* _Instructions to follow_
Quote the listing in full, exactly as given, minus any pictures.

* _Data extract_
• • • •

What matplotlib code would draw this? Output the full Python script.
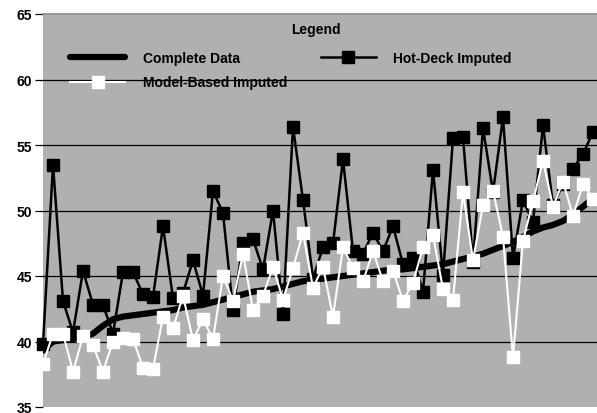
import matplotlib
matplotlib.use("Agg")
import matplotlib.pyplot as plt
import numpy as np

# Data
complete = [39.3, 40.0, 40.1, 40.2, 40.3, 40.6, 41.2, 41.7, 41.9, 42.0,
            42.1, 42.2, 42.3, 42.4, 42.6, 42.7, 42.8, 43.0, 43.2, 43.4,
            43.6, 43.8, 43.9, 44.0, 44.2, 44.4, 44.6, 44.7, 44.8, 44.9,
            45.0, 45.1, 45.2, 45.3, 45.4, 45.5, 45.5, 45.6, 45.7, 45.8,
            45.9, 46.1, 46.3, 46.5, 46.7, 47.0, 47.3, 47.6, 48.0, 48.4,
            48.7, 48.9, 49.2, 49.7, 50.3, 50.9]
hot_deck = [39.8, 53.5, 43.1, 40.7, 45.4, 42.8, 42.8, 40.6, 45.3, 45.3,
            43.6, 43.4, 48.8, 43.3, 43.7, 46.2, 43.5, 51.5, 49.8, 42.4,
            47.5, 47.8, 45.5, 50.0, 42.1, 56.4, 50.8, 44.8, 47.2, 47.5,
            53.9, 46.9, 46.7, 48.3, 46.9, 48.8, 45.9, 46.4, 43.8, 53.1,
            45.1, 55.5, 55.6, 46.1, 56.3, 51.4, 57.1, 46.4, 50.8, 49.1,
            56.5, 50.4, 52.0, 53.2, 54.3, 56.0]
model_based = [38.3, 40.6, 40.6, 37.7, 40.4, 39.7, 37.7, 40.0, 40.3, 40.2,
               38.0, 37.9, 41.9, 41.0, 43.5, 40.1, 41.7, 40.2, 45.0, 43.1,
               46.7, 42.4, 43.5, 45.7, 43.2, 45.6, 48.3, 44.1, 45.7, 41.9,
               47.2, 45.6, 44.6, 46.9, 44.6, 45.4, 43.1, 44.5, 47.2, 48.1,
               44.0, 43.2, 51.4, 46.2, 50.4, 51.5, 48.0, 38.8, 47.7, 50.7,
               53.8, 50.3, 52.2, 49.6, 52.0, 50.9]
labels = ["Complete Data", "Hot-Deck Imputed", "Model-Based Imputed"]
yticks = [35, 40, 45, 50, 55, 60, 65]

x_c = np.arange(len(complete))
x_h = np.arange(len(hot_deck))
x_m = np.arange(len(model_based))

fig = plt.figure(figsize=(5.97, 4.14), dpi=100)
ax = fig.add_axes([43/597, 6/414, 1 - 43/597, (408-15)/414])
ax.set_facecolor("#b0b0b0")

for v in [40, 45, 50, 55, 60]:
    ax.axhline(v, color="black", lw=0.9, zorder=1)

l1, = ax.plot(x_c, complete, color="black", lw=4.5, solid_capstyle="round", zorder=3)
l2, = ax.plot(x_h, hot_deck, color="black", lw=1.8, marker="s", ms=8.5,
              mfc="black", mec="black", zorder=4, clip_on=False)
l3, = ax.plot(x_m, model_based, color="white", lw=1.5, marker="s", ms=8.5,
              mfc="white", mec="white", zorder=5, clip_on=False)

ax.set_xlim(0, 55.4)
ax.set_ylim(35, 65)
ax.set_yticks(yticks)
ax.set_xticks([])
for s in ["left", "right", "bottom"]:
    ax.spines[s].set_visible(False)
ax.spines["top"].set_color("#8a8a8a")
ax.spines["top"].set_linewidth(1.2)
ax.tick_params(axis="y", direction="out", length=6, width=0.9, pad=2)
for t in ax.get_yticklabels():
    t.set_fontfamily("Liberation Sans")
    t.set_fontweight("bold")
    t.set_fontsize(10)

fp = {"family": "Liberation Sans", "weight": "bold", "size": 10}
leg = ax.legend([l1, l3, l2], [labels[0], labels[2], labels[1]], ncol=2,
                frameon=False, loc="center left",
                bbox_to_anchor=(0.026, 0.857), handlelength=4.0,
                handletextpad=1.25, columnspacing=2.4, labelspacing=0.75,
                prop=fp)
leg.set_zorder(6)
ax.text(0.493, 0.962, "Legend", transform=ax.transAxes, ha="center", va="center",
        fontfamily="Liberation Sans", fontweight="bold", fontsize=10, zorder=6)

fig.savefig("out.png", dpi=100)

• • • •

* _The answer_
What matplotlib code would draw this? Output the full Python script.
import matplotlib
matplotlib.use("Agg")
import matplotlib.pyplot as plt
import numpy as np

# Data
complete = [39.3, 40.0, 40.1, 40.2, 40.3, 40.6, 41.2, 41.7, 41.9, 42.0,
            42.1, 42.2, 42.3, 42.4, 42.6, 42.7, 42.8, 43.0, 43.2, 43.4,
            43.6, 43.8, 43.9, 44.0, 44.2, 44.4, 44.6, 44.7, 44.8, 44.9,
            45.0, 45.1, 45.2, 45.3, 45.4, 45.5, 45.5, 45.6, 45.7, 45.8,
            45.9, 46.1, 46.3, 46.5, 46.7, 47.0, 47.3, 47.6, 48.0, 48.4,
            48.7, 48.9, 49.2, 49.7, 50.3, 50.9]
hot_deck = [39.8, 53.5, 43.1, 40.7, 45.4, 42.8, 42.8, 40.6, 45.3, 45.3,
            43.6, 43.4, 48.8, 43.3, 43.7, 46.2, 43.5, 51.5, 49.8, 42.4,
            47.5, 47.8, 45.5, 50.0, 42.1, 56.4, 50.8, 44.8, 47.2, 47.5,
            53.9, 46.9, 46.7, 48.3, 46.9, 48.8, 45.9, 46.4, 43.8, 53.1,
            45.1, 55.5, 55.6, 46.1, 56.3, 51.4, 57.1, 46.4, 50.8, 49.1,
            56.5, 50.4, 52.0, 53.2, 54.3, 56.0]
model_based = [38.3, 40.6, 40.6, 37.7, 40.4, 39.7, 37.7, 40.0, 40.3, 40.2,
               38.0, 37.9, 41.9, 41.0, 43.5, 40.1, 41.7, 40.2, 45.0, 43.1,
               46.7, 42.4, 43.5, 45.7, 43.2, 45.6, 48.3, 44.1, 45.7, 41.9,
               47.2, 45.6, 44.6, 46.9, 44.6, 45.4, 43.1, 44.5, 47.2, 48.1,
               44.0, 43.2, 51.4, 46.2, 50.4, 51.5, 48.0, 38.8, 47.7, 50.7,
               53.8, 50.3, 52.2, 49.6, 52.0, 50.9]
labels = ["Complete Data", "Hot-Deck Imputed", "Model-Based Imputed"]
yticks = [35, 40, 45, 50, 55, 60, 65]

x_c = np.arange(len(complete))
x_h = np.arange(len(hot_deck))
x_m = np.arange(len(model_based))

fig = plt.figure(figsize=(5.97, 4.14), dpi=100)
ax = fig.add_axes([43/597, 6/414, 1 - 43/597, (408-15)/414])
ax.set_facecolor("#b0b0b0")

for v in [40, 45, 50, 55, 60]:
    ax.axhline(v, color="black", lw=0.9, zorder=1)

l1, = ax.plot(x_c, complete, color="black", lw=4.5, solid_capstyle="round", zorder=3)
l2, = ax.plot(x_h, hot_deck, color="black", lw=1.8, marker="s", ms=8.5,
              mfc="black", mec="black", zorder=4, clip_on=False)
l3, = ax.plot(x_m, model_based, color="white", lw=1.5, marker="s", ms=8.5,
              mfc="white", mec="white", zorder=5, clip_on=False)

ax.set_xlim(0, 55.4)
ax.set_ylim(35, 65)
ax.set_yticks(yticks)
ax.set_xticks([])
for s in ["left", "right", "bottom"]:
    ax.spines[s].set_visible(False)
ax.spines["top"].set_color("#8a8a8a")
ax.spines["top"].set_linewidth(1.2)
ax.tick_params(axis="y", direction="out", length=6, width=0.9, pad=2)
for t in ax.get_yticklabels():
    t.set_fontfamily("Liberation Sans")
    t.set_fontweight("bold")
    t.set_fontsize(10)

fp = {"family": "Liberation Sans", "weight": "bold", "size": 10}
leg = ax.legend([l1, l3, l2], [labels[0], labels[2], labels[1]], ncol=2,
                frameon=False, loc="center left",
                bbox_to_anchor=(0.026, 0.857), handlelength=4.0,
                handletextpad=1.25, columnspacing=2.4, labelspacing=0.75,
                prop=fp)
leg.set_zorder(6)
ax.text(0.493, 0.962, "Legend", transform=ax.transAxes, ha="center", va="center",
        fontfamily="Liberation Sans", fontweight="bold", fontsize=10, zorder=6)

fig.savefig("out.png", dpi=100)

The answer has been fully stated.